Не раз я слышал его разящие замечания относительно какого-либо незадачливого писателя или поэта: «Врет, как цыган». Незавидным было положение пустозвонов и лицемеров в присутствии Бунина. Под проницательным взглядом стальных глаз старого писателя не один из них испытывал трепет. Я вспоминаю характерный эпизод, произошедший накануне войны. Бунин намеревался встретиться в моей квартире с именитым заезжим писателем, который, если не ошибаюсь, перевел его когда-то на язык своей страны. Мы сидели втроем — иностранный писатель, моя покойная жена и я, когда в комнату вошел Бунин. Наш гость вскочил с места и, приветствуя Бунина, произнес пышную тираду, которая начиналась приблизительно так: «Могу ли я поверить своим глазам, что наконец-то действительно удостоился лицезреть достопочтенного Бунина? Того самого, с которым так давно мечтал встретиться…» — и прочее, и прочее в том же духе.
Бунин пристально на него поглядел, внимательно и до конца выслушал, пожал руку, сел на диван и, устремив взгляд в его сторону, чеканя слова, выговорил голосом громким и четким: «Сукин сын».
Мне доводилось слышать о якобы негативном отношении Бунина к евреям. Насколько я берусь судить, для подобных слухов нет основания.

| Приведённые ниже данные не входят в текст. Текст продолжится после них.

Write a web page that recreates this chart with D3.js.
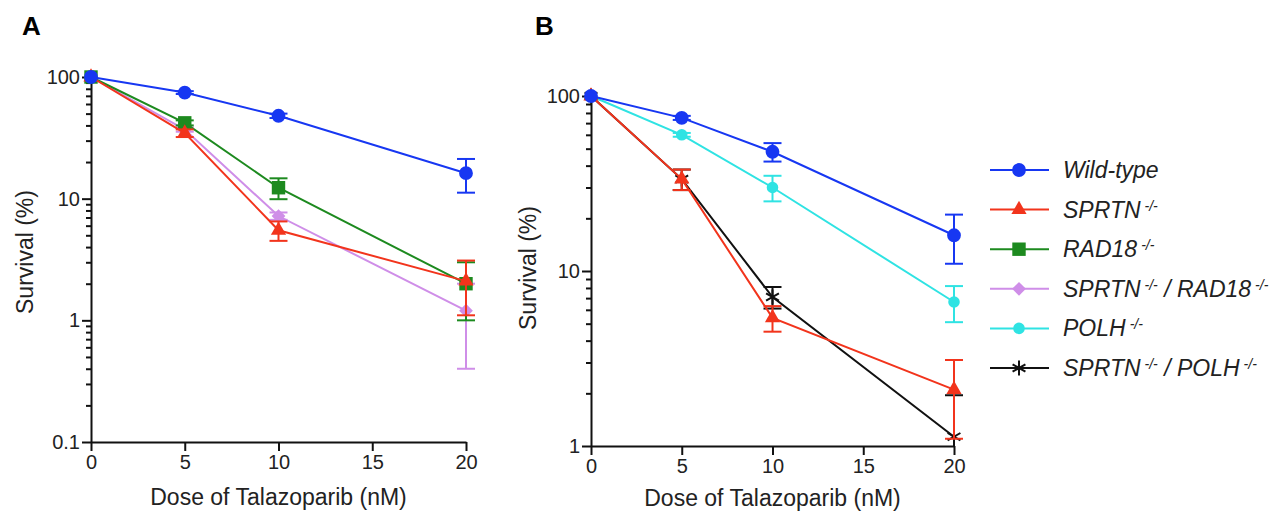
<!DOCTYPE html>
<html>
<head>
<meta charset="utf-8">
<script src="https://cdn.jsdelivr.net/npm/d3@7"></script>
<style>
	body { margin: 0; background: #fff; }
	svg { font-family: "Liberation Sans", Arial, Helvetica, sans-serif; }
</style>
</head>
<body>
<svg id="chart" width="1281" height="513"></svg>
<script>

// doses on the x axis (nM)
var doses = [0, 5, 10, 20];
var xTickValues = [0, 5, 10, 15, 20];
var yTicksA = [0.1, 1, 10, 100];
var yTicksB = [1, 10, 100];

// panel A, mean survival and error (%)
var wildTypeA = [100, 74.5, 48, 16.2];
var wildTypeErrA = [0, 2, 2, 5];
var sprtnA = [100, 34.6, 5.5, 2.1];
var sprtnErrA = [0, 2.5, 1.0, 1.0];
var rad18A = [100, 42, 12.3, 2.0];
var rad18ErrA = [0, 2, 2.4, 1.0];
var sprtnRad18A = [100, 37, 7.2, 1.2];
var sprtnRad18ErrA = [0, 1.5, 0.5, 0.8];

// panel B
var wildTypeB = [100, 75, 48, 16];
var wildTypeErrB = [0, 2, 5.8, 5];
var sprtnB = [100, 33.5, 5.4, 2.1];
var sprtnErrB = [0, 4.5, 0.9, 1.0];
var polhB = [100, 60, 30, 6.65];
var polhErrB = [0, 1.5, 5, 1.55];
var sprtnPolhB = [100, 33.5, 7.1, 1.13];
var sprtnPolhErrB = [0, 4.5, 1.0, 0.82];

var legendNames = [
	["Wild-type"],
	["SPRTN", "-/-"],
	["RAD18", "-/-"],
	["SPRTN", "-/-", " / RAD18", "-/-"],
	["POLH", "-/-"],
	["SPRTN", "-/-", " / POLH", "-/-"]
];

/**
 * custom symbols: rotated square and a six arm asterisk
 */
var symbolDiamondSq = {
	draw: function(ctx, size)
	{
		var r = Math.sqrt(size / 2);
		ctx.moveTo(0, -r);
		ctx.lineTo(r, 0);
		ctx.lineTo(0, r);
		ctx.lineTo(-r, 0);
		ctx.closePath();
	}
};

var symbolStar = {
	draw: function(ctx, size)
	{
		var r = Math.sqrt(size) / 2;
		for(var i = 0; i < 3; i++)
		{
			var a = Math.PI / 2 + i * Math.PI / 3;
			ctx.moveTo(r * Math.cos(a), r * Math.sin(a));
			ctx.lineTo(-r * Math.cos(a), -r * Math.sin(a));
		}
	}
};

var styles = {
	wt:     { color: "#1737f2", type: d3.symbolCircle, size: 150, fill: true },
	sprtn:  { color: "#f2341c", type: d3.symbolTriangle, size: 100, fill: true },
	rad18:  { color: "#1d8a1f", type: d3.symbolSquare, size: 180, fill: true },
	double: { color: "#cf8ee8", type: symbolDiamondSq, size: 95, fill: true },
	polh:   { color: "#2fe3e3", type: d3.symbolCircle, size: 105, fill: true },
	sp:     { color: "#111111", type: symbolStar, size: 220, fill: false }
};

var svg = d3.select("#chart");

/**
 * draws one panel: axes, error bars, lines and markers.
 */
function drawPanel(opt)
{
	var x = d3.scaleLinear().domain([0, 20]).range([opt.left, opt.right]);
	var y = d3.scaleLog().domain(opt.yDomain).range([opt.bottom, opt.top]);

	var g = svg.append("g");

	// panel letter
	g.append("text")
		.attr("x", opt.letterX).attr("y", 35)
		.style("font-size", "26px").style("font-weight", "bold")
		.text(opt.letter);

	// minor log ticks
	var minors = [];
	var lo = Math.log10(opt.yDomain[0]), hi = Math.log10(opt.yDomain[1]);
	for(var e = lo; e < hi; e++)
		for(var m = 2; m < 10; m++)
			minors.push(m * Math.pow(10, e));

	g.append("g")
		.attr("class", "y minor")
		.attr("transform", "translate(" + opt.left + ",0)")
		.call(d3.axisLeft(y).tickValues(minors).tickSize(5).tickFormat(""))
		.call(function(s) { s.select(".domain").remove(); });

	g.append("g")
		.attr("class", "y axis")
		.attr("transform", "translate(" + opt.left + ",0)")
		.call(d3.axisLeft(y).tickValues(opt.yTicks).tickSize(9).tickSizeOuter(0).tickPadding(2)
			.tickFormat(function(d) { return d < 1 ? "0.1" : d3.format("d")(d); }));

	g.append("g")
		.attr("class", "x axis")
		.attr("transform", "translate(0," + opt.bottom + ")")
		.call(d3.axisBottom(x).tickValues(xTickValues).tickSize(9).tickSizeOuter(0).tickPadding(4));

	g.selectAll(".axis path, .axis line, .minor line")
		.attr("stroke", "#111").attr("stroke-width", 2);
	g.selectAll(".axis text")
		.attr("fill", "#222").style("font-size", "20px");

	// axis titles
	g.append("text")
		.attr("transform", "translate(" + opt.yTitleX + "," + opt.yTitleY + ") rotate(-90)")
		.attr("text-anchor", "middle")
		.attr("fill", "#222")
		.style("font-size", "23px")
		.text("Survival (%)");

	g.append("text")
		.attr("x", (opt.left + opt.right) / 2).attr("y", opt.xTitleY)
		.attr("text-anchor", "middle")
		.attr("fill", "#222")
		.style("font-size", "23px")
		.text("Dose of Talazoparib (nM)");

	var yMin = opt.yDomain[0];
	var line = d3.line()
		.x(function(d) { return x(d.dose); })
		.y(function(d) { return y(d.value); });

	opt.series.forEach(function(s)
	{
		var st = styles[s.style];
		var pts = doses.map(function(d, i)
		{
			return { dose: d, value: s.values[i], err: s.errors[i] };
		});

		var sg = g.append("g");

		// error bars
		var eb = sg.selectAll(".err")
			.data(pts.filter(function(p) { return p.err > 0; }))
			.enter().append("g").attr("class", "err");

		eb.append("line")
			.attr("x1", function(p) { return x(p.dose); })
			.attr("x2", function(p) { return x(p.dose); })
			.attr("y1", function(p) { return y(p.value + p.err); })
			.attr("y2", function(p) { return y(Math.max(yMin, p.value - p.err)); });

		eb.append("line")
			.attr("x1", function(p) { return x(p.dose) - 9; })
			.attr("x2", function(p) { return x(p.dose) + 9; })
			.attr("y1", function(p) { return y(p.value + p.err); })
			.attr("y2", function(p) { return y(p.value + p.err); });

		eb.filter(function(p) { return p.value - p.err >= yMin; })
			.append("line")
			.attr("x1", function(p) { return x(p.dose) - 9; })
			.attr("x2", function(p) { return x(p.dose) + 9; })
			.attr("y1", function(p) { return y(p.value - p.err); })
			.attr("y2", function(p) { return y(p.value - p.err); });

		eb.selectAll("line").attr("stroke", st.color).attr("stroke-width", 2);

		sg.append("path")
			.datum(pts)
			.attr("d", line)
			.attr("fill", "none")
			.attr("stroke", st.color)
			.attr("stroke-width", 2);

		sg.selectAll(".mark")
			.data(pts)
			.enter().append("path")
				.attr("class", "mark")
				.attr("transform", function(p) { return "translate(" + x(p.dose) + "," + y(p.value) + ")"; })
				.attr("d", d3.symbol().type(st.type).size(st.size))
				.attr("fill", st.fill ? st.color : "none")
				.attr("stroke", st.color)
				.attr("stroke-width", st.fill ? 0 : 2);
	});
}

drawPanel({
	letter: "A", letterX: 22,
	left: 91, right: 466, top: 77, bottom: 442,
	yDomain: [0.1, 100], yTicks: yTicksA,
	yTitleX: 33, yTitleY: 252, xTitleY: 505,
	series: [
		{ style: "double", values: sprtnRad18A, errors: sprtnRad18ErrA },
		{ style: "rad18", values: rad18A, errors: rad18ErrA },
		{ style: "sprtn", values: sprtnA, errors: sprtnErrA },
		{ style: "wt", values: wildTypeA, errors: wildTypeErrA }
	]
});

drawPanel({
	letter: "B", letterX: 535,
	left: 591, right: 954, top: 96, bottom: 446,
	yDomain: [1, 100], yTicks: yTicksB,
	yTitleX: 536, yTitleY: 268, xTitleY: 506,
	series: [
		{ style: "polh", values: polhB, errors: polhErrB },
		{ style: "sp", values: sprtnPolhB, errors: sprtnPolhErrB },
		{ style: "sprtn", values: sprtnB, errors: sprtnErrB },
		{ style: "wt", values: wildTypeB, errors: wildTypeErrB }
	]
});

// legend
var legendKeys = ["wt", "sprtn", "rad18", "double", "polh", "sp"];
var legend = svg.append("g").attr("class", "legend");

legendKeys.forEach(function(k, i)
{
	var st = styles[k];
	var cy = 170 + i * 39.6;
	var row = legend.append("g").attr("transform", "translate(0," + cy + ")");

	row.append("line")
		.attr("x1", 990).attr("x2", 1049)
		.attr("stroke", st.color).attr("stroke-width", 2);

	row.append("path")
		.attr("transform", "translate(1019,0)")
		.attr("d", d3.symbol().type(st.type).size(st.size))
		.attr("fill", st.fill ? st.color : "none")
		.attr("stroke", st.color)
		.attr("stroke-width", st.fill ? 0 : 2);

	var t = row.append("text")
		.attr("x", 1063).attr("y", 8)
		.attr("fill", "#222")
		.style("font-size", "23px")
		.style("font-style", "italic");

	legendNames[i].forEach(function(part, j)
	{
		if(j % 2 === 0)
			t.append("tspan").attr("dy", j === 0 ? 0 : 7).text(part);
		else
			t.append("tspan").attr("dx", 4).attr("dy", -7).style("font-size", "14px").text(part);
	});
});

</script>
</body>
</html>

Расскажу для примера о случае, который произошел в 1937 году. В связи со 100-летием со дня гибели Пушкина выдающийся танцор и пушкинист Сергей Лифарь[98] организовал в Париже замечательную выставку, посвященную поэтическому гению России. На выставке были представлены уникальные с исторической точки зрения экспонаты, такие, например, как роковой пистолет, из которого был застрелен поэт. На ее открытие Лифарь пригласил нескольких русских поэтов, с тем чтобы он прочли посвященные Пушкину стихи. Я знал, что в зале, среди прочих, наверняка присутствуют бывшие черносотенцы и уцелевшие отпрыски дома Романовых, по мнению которых русская революция была ничем иным как проделкой шайки жидов. Я выступил с чтением поэмы о еврейских похоронах в Кишиневе, воспользовавшись предлогом, что в этом произведении есть несколько строчек о Пушкине. Когда я завершил чтение, в зале воцарилось молчание, смысл которого был мне заранее совершенно ясен. Вот, мол, вечер, посвященный русскому национальному поэту (а правая эмиграция прилагала все усилия, чтобы присвоить себе право собственности на Пушкина), и вдруг именно один из них, «жидов, что сгубили Россию», пользуется удобным случаем и несет какой-то вздор о евреях. Я не знаю, сколько времени продолжалась бы в зале эта напряженная тишина, но вот на сцену поднялся Иван Бунин, обнял и расцеловал меня. И в то же мгновение послышались аплодисменты.
98
Кстати, впоследствии, когда фашисты заняли Францию, этот большой мастер танца сотрудничал с ними и был даже парижским гидом Гитлера и Геринга. После войны Лифарь каким-то странным образом удостоился демонстративного расположения советского посла Богомолова, взявшего его под свое покровительство, в то время как французские рабочие устроили ему обструкцию. Только распространившиеся слухи об этом весьма неожиданном покровительстве, которое обрел танцор-эмигрант, водивший дружбу с нацистами (в прессе публиковались многочисленные фотографии Лифаря в их обществе), помогли ему вернуться на сцену.